__Material__:
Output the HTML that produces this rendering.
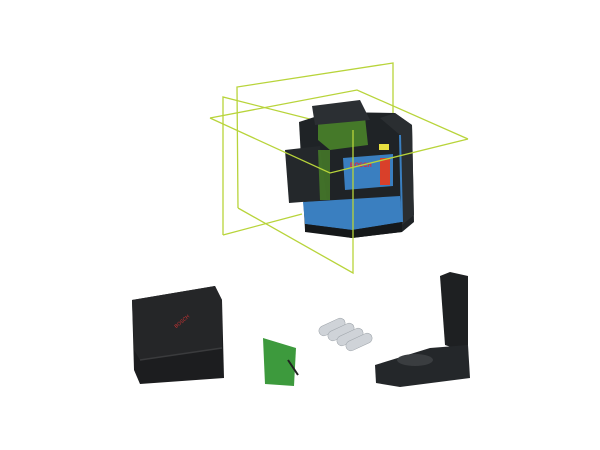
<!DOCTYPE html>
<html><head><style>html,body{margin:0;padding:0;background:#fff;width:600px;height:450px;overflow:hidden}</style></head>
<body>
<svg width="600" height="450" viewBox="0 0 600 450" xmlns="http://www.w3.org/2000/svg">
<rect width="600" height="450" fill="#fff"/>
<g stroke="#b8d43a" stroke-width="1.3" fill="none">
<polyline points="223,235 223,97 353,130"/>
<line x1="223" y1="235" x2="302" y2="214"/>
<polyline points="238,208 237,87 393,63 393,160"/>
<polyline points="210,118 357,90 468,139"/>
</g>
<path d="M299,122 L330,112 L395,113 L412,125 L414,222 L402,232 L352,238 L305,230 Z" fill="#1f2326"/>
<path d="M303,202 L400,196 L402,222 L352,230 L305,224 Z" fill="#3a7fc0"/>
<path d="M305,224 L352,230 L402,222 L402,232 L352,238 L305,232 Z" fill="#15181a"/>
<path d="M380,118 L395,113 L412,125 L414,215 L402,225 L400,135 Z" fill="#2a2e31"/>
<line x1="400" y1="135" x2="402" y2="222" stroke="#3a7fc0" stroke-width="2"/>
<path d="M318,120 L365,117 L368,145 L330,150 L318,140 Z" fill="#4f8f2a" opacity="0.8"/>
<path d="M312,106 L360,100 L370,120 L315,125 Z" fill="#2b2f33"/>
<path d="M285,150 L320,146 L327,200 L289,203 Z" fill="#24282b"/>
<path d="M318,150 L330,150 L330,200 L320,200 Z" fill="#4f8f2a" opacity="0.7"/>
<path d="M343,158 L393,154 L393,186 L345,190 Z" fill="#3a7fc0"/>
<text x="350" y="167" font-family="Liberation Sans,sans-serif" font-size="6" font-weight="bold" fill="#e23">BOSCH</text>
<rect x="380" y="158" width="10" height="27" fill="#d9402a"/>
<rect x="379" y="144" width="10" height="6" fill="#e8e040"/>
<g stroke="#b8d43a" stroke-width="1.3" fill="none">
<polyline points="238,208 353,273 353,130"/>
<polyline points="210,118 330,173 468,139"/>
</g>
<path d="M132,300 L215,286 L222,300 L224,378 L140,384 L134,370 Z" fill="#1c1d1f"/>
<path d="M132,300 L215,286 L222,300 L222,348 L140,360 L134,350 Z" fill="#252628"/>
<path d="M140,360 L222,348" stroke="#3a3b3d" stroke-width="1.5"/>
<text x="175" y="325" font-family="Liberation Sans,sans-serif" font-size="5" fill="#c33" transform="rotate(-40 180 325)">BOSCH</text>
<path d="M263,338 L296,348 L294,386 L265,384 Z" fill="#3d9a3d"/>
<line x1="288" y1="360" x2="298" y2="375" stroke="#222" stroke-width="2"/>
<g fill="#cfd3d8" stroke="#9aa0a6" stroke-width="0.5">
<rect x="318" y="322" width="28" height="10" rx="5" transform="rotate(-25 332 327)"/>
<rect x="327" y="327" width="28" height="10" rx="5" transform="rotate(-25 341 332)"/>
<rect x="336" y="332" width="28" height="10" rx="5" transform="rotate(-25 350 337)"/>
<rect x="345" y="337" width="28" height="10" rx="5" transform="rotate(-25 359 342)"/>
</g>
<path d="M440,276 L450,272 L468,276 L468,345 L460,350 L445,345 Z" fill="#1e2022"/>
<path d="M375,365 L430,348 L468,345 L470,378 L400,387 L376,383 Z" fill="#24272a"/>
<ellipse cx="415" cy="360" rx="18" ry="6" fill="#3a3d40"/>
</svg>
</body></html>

__Stated problem__:
Return the material word for word. Pictures are not part of the copy.

__Solved problem__:
Output the HTML that produces this rendering.
<!DOCTYPE html>
<html><head><style>html,body{margin:0;padding:0;background:#fff;width:600px;height:450px;overflow:hidden}</style></head>
<body>
<svg width="600" height="450" viewBox="0 0 600 450" xmlns="http://www.w3.org/2000/svg">
<rect width="600" height="450" fill="#fff"/>
<g stroke="#b8d43a" stroke-width="1.3" fill="none">
<polyline points="223,235 223,97 353,130"/>
<line x1="223" y1="235" x2="302" y2="214"/>
<polyline points="238,208 237,87 393,63 393,160"/>
<polyline points="210,118 357,90 468,139"/>
</g>
<path d="M299,122 L330,112 L395,113 L412,125 L414,222 L402,232 L352,238 L305,230 Z" fill="#1f2326"/>
<path d="M303,202 L400,196 L402,222 L352,230 L305,224 Z" fill="#3a7fc0"/>
<path d="M305,224 L352,230 L402,222 L402,232 L352,238 L305,232 Z" fill="#15181a"/>
<path d="M380,118 L395,113 L412,125 L414,215 L402,225 L400,135 Z" fill="#2a2e31"/>
<line x1="400" y1="135" x2="402" y2="222" stroke="#3a7fc0" stroke-width="2"/>
<path d="M318,120 L365,117 L368,145 L330,150 L318,140 Z" fill="#4f8f2a" opacity="0.8"/>
<path d="M312,106 L360,100 L370,120 L315,125 Z" fill="#2b2f33"/>
<path d="M285,150 L320,146 L327,200 L289,203 Z" fill="#24282b"/>
<path d="M318,150 L330,150 L330,200 L320,200 Z" fill="#4f8f2a" opacity="0.7"/>
<path d="M343,158 L393,154 L393,186 L345,190 Z" fill="#3a7fc0"/>
<text x="350" y="167" font-family="Liberation Sans,sans-serif" font-size="6" font-weight="bold" fill="#e23">BOSCH</text>
<rect x="380" y="158" width="10" height="27" fill="#d9402a"/>
<rect x="379" y="144" width="10" height="6" fill="#e8e040"/>
<g stroke="#b8d43a" stroke-width="1.3" fill="none">
<polyline points="238,208 353,273 353,130"/>
<polyline points="210,118 330,173 468,139"/>
</g>
<path d="M132,300 L215,286 L222,300 L224,378 L140,384 L134,370 Z" fill="#1c1d1f"/>
<path d="M132,300 L215,286 L222,300 L222,348 L140,360 L134,350 Z" fill="#252628"/>
<path d="M140,360 L222,348" stroke="#3a3b3d" stroke-width="1.5"/>
<text x="175" y="325" font-family="Liberation Sans,sans-serif" font-size="5" fill="#c33" transform="rotate(-40 180 325)">BOSCH</text>
<path d="M263,338 L296,348 L294,386 L265,384 Z" fill="#3d9a3d"/>
<line x1="288" y1="360" x2="298" y2="375" stroke="#222" stroke-width="2"/>
<g fill="#cfd3d8" stroke="#9aa0a6" stroke-width="0.5">
<rect x="318" y="322" width="28" height="10" rx="5" transform="rotate(-25 332 327)"/>
<rect x="327" y="327" width="28" height="10" rx="5" transform="rotate(-25 341 332)"/>
<rect x="336" y="332" width="28" height="10" rx="5" transform="rotate(-25 350 337)"/>
<rect x="345" y="337" width="28" height="10" rx="5" transform="rotate(-25 359 342)"/>
</g>
<path d="M440,276 L450,272 L468,276 L468,345 L460,350 L445,345 Z" fill="#1e2022"/>
<path d="M375,365 L430,348 L468,345 L470,378 L400,387 L376,383 Z" fill="#24272a"/>
<ellipse cx="415" cy="360" rx="18" ry="6" fill="#3a3d40"/>
</svg>
</body></html>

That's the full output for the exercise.